Saudi Arabia said Tuesday that it was halting a nearly month-old bombing campaign [that it had been conducting] against a rebel group in neighboring Yemen [and] that has touched off a devastating humanitarian crisis and threatened to ignite a broader regional conflict.

With the additional (and—in my opinion—implied) words in place, we can see two parallel branches coming off the word "campaign":

  • [that it had been conducting] against a rebel group in neighboring Yemen

  • that has touched off a devastating humanitarian crisis and threatened to ignite a broader regional conflict.

The proof that these phrases are in parallel is that you can produce a complete, coherent, and factually accurate sentence by including either branch in the sentence without the other:

Saudi Arabia said Tuesday that it was halting a nearly month-old bombing campaign that it had been conducting against a rebel group in neighboring Yemen.

and

Saudi Arabia said Tuesday that it was halting a nearly month-old bombing campaign that has touched off a devastating humanitarian crisis and threatened to ignite a broader regional conflict.
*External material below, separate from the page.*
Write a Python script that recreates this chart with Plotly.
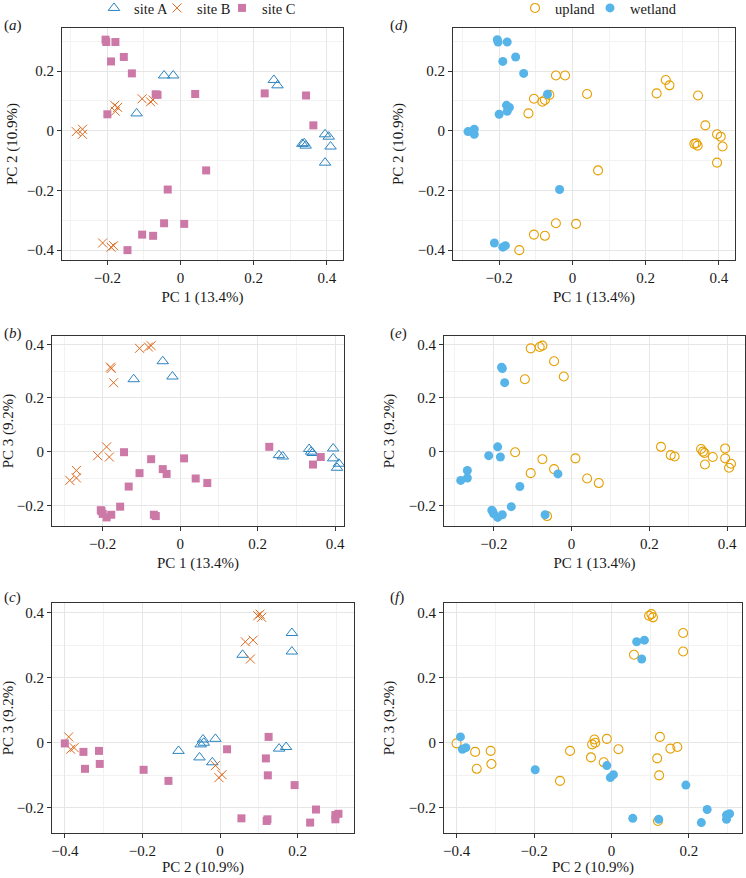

By the way, your suggested alternative sentence,

Saudi Arabia said Tuesday that it was halting a nearly month-old bombing campaign against a rebel group in neighboring Yemen, which has been opposing Saudi influence for nearly three years.

has an associative ambiguity of it own—namely, whether the "which" attaches to "Yemen" or to "[rebel] groups [in Yemen]." From context (and familiarity with patterns of English usage), we can surmise that "groups" is the referent for "which," but I imagine that an English language learner would not find the reasons for our making that connection particularly easy to follow.